*Task directions*. Starting from the top of the material, restate each line exactly until the line that contains "bar_steps = list(np.linspace(bar_min, bar_max, 64))", which is also copied. Pictures are excluded.

*Dataset extract*.
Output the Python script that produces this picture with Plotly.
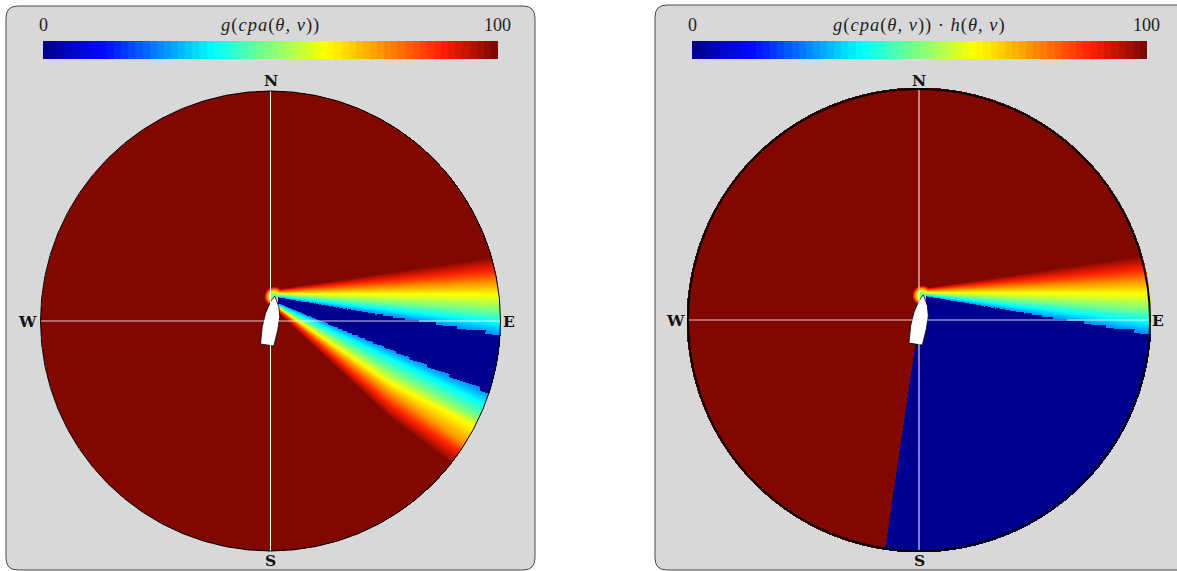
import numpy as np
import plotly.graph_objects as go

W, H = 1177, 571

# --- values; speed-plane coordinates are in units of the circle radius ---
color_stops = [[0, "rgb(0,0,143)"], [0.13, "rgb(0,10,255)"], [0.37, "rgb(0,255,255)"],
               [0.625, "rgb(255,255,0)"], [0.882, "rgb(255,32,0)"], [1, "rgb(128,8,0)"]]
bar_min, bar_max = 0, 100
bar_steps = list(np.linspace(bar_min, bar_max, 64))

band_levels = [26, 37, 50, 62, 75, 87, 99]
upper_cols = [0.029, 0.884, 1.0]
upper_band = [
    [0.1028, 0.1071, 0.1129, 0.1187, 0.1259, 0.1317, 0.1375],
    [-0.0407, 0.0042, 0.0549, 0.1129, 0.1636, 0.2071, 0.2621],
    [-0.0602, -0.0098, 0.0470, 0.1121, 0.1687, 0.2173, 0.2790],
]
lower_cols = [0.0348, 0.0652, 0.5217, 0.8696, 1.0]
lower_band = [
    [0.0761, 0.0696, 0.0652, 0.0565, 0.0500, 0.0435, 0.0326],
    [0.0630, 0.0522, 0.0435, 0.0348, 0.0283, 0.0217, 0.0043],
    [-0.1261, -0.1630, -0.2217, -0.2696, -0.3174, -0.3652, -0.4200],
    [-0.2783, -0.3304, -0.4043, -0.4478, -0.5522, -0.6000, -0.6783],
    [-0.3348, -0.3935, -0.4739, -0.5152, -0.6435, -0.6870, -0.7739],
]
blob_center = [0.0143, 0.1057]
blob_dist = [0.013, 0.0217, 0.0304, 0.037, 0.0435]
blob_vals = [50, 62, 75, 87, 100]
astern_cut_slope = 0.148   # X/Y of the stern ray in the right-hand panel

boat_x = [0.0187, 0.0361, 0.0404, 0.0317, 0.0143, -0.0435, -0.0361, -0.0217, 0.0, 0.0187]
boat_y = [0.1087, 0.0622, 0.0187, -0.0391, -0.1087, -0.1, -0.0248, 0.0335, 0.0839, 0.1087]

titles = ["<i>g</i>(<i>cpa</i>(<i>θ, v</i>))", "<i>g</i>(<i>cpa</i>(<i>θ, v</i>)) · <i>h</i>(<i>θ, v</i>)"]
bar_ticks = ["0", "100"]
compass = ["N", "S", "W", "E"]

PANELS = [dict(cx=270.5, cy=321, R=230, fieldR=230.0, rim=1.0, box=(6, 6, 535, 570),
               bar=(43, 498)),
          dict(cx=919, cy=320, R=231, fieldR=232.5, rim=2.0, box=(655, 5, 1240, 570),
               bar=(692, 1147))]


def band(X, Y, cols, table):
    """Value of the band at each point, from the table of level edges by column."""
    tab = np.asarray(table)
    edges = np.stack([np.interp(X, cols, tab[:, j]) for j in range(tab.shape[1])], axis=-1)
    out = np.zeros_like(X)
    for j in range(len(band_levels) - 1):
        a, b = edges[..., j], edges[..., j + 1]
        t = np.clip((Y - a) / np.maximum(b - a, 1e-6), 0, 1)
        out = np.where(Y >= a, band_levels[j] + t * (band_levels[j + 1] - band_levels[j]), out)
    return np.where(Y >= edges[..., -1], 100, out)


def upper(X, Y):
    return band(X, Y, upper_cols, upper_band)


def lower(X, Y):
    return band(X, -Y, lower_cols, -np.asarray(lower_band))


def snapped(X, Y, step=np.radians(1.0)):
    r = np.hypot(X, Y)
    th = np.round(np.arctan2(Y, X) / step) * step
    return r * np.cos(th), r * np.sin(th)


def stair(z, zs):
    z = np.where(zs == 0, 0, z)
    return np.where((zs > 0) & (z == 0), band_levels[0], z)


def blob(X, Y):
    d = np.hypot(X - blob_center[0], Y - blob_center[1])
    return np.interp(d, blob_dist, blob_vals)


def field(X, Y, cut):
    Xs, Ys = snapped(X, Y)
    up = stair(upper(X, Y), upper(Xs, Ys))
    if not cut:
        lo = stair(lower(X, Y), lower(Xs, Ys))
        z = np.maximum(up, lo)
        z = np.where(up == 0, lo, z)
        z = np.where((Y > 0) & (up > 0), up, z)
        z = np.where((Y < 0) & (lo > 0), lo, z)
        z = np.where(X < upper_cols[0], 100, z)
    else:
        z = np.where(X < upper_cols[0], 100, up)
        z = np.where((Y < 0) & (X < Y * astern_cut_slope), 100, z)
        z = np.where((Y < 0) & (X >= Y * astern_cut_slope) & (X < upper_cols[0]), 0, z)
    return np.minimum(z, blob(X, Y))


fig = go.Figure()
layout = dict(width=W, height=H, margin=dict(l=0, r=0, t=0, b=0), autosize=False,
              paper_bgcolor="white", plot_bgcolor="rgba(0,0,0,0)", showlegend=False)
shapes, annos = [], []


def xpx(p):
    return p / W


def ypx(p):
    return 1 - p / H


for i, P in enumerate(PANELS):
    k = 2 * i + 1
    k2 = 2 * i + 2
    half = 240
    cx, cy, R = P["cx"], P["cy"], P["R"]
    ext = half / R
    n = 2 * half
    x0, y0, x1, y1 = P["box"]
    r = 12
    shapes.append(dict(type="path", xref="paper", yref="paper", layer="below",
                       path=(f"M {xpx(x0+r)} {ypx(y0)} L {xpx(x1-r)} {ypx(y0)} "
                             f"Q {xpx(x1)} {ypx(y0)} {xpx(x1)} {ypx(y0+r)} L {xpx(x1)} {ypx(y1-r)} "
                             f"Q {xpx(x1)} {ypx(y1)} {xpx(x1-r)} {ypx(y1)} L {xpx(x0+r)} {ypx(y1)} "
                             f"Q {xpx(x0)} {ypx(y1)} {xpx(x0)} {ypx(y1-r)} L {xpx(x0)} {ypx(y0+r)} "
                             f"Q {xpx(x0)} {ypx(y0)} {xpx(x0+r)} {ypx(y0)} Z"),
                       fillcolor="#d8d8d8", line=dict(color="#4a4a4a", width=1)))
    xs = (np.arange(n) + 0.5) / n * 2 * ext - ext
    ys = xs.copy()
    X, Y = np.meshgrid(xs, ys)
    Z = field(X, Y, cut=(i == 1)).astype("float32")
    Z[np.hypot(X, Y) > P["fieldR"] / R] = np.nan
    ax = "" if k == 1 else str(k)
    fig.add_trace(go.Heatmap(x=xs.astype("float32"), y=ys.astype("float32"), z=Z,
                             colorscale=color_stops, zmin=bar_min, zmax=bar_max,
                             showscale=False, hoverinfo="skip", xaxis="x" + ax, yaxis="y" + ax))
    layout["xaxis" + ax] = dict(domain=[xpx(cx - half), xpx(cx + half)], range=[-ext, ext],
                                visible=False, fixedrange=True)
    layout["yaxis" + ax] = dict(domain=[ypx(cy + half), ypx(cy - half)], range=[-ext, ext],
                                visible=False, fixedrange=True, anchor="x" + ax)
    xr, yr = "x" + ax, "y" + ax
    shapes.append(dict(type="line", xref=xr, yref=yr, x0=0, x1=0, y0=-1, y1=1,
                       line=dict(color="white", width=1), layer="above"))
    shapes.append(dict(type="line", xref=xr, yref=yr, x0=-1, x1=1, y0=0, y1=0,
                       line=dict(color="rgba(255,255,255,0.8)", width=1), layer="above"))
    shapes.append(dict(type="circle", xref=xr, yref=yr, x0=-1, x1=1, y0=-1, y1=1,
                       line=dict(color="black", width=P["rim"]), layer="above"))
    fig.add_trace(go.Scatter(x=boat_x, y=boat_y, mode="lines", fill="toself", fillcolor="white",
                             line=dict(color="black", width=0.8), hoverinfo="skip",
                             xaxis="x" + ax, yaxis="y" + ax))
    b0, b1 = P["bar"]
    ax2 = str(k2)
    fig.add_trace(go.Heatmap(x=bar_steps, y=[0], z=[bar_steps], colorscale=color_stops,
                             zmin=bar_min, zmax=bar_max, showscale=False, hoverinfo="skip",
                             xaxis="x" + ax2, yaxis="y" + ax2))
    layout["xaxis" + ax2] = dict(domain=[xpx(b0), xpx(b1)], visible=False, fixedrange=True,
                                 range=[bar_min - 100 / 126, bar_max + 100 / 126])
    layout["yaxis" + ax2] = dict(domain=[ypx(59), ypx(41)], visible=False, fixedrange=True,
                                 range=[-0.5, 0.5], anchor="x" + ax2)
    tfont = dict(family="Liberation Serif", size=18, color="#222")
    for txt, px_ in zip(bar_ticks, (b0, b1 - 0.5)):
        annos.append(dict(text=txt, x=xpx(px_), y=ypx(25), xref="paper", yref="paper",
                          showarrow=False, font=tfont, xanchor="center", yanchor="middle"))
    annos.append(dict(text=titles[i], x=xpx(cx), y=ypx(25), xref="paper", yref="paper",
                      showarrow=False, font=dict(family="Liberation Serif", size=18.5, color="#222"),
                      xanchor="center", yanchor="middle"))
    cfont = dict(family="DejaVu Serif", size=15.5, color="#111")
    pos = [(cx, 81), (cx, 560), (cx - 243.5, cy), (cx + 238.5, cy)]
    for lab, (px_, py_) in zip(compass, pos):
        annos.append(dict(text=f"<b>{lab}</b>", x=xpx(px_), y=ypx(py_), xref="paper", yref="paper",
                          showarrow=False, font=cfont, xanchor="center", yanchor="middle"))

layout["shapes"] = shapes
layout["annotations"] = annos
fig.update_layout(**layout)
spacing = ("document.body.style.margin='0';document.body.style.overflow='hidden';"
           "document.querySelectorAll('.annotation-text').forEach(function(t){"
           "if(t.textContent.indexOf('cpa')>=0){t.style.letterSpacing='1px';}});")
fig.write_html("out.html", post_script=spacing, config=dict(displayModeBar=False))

*Response to this exercise*.
Output the Python script that produces this picture with Plotly.
import numpy as np
import plotly.graph_objects as go

W, H = 1177, 571

# --- values; speed-plane coordinates are in units of the circle radius ---
color_stops = [[0, "rgb(0,0,143)"], [0.13, "rgb(0,10,255)"], [0.37, "rgb(0,255,255)"],
               [0.625, "rgb(255,255,0)"], [0.882, "rgb(255,32,0)"], [1, "rgb(128,8,0)"]]
bar_min, bar_max = 0, 100
bar_steps = list(np.linspace(bar_min, bar_max, 64))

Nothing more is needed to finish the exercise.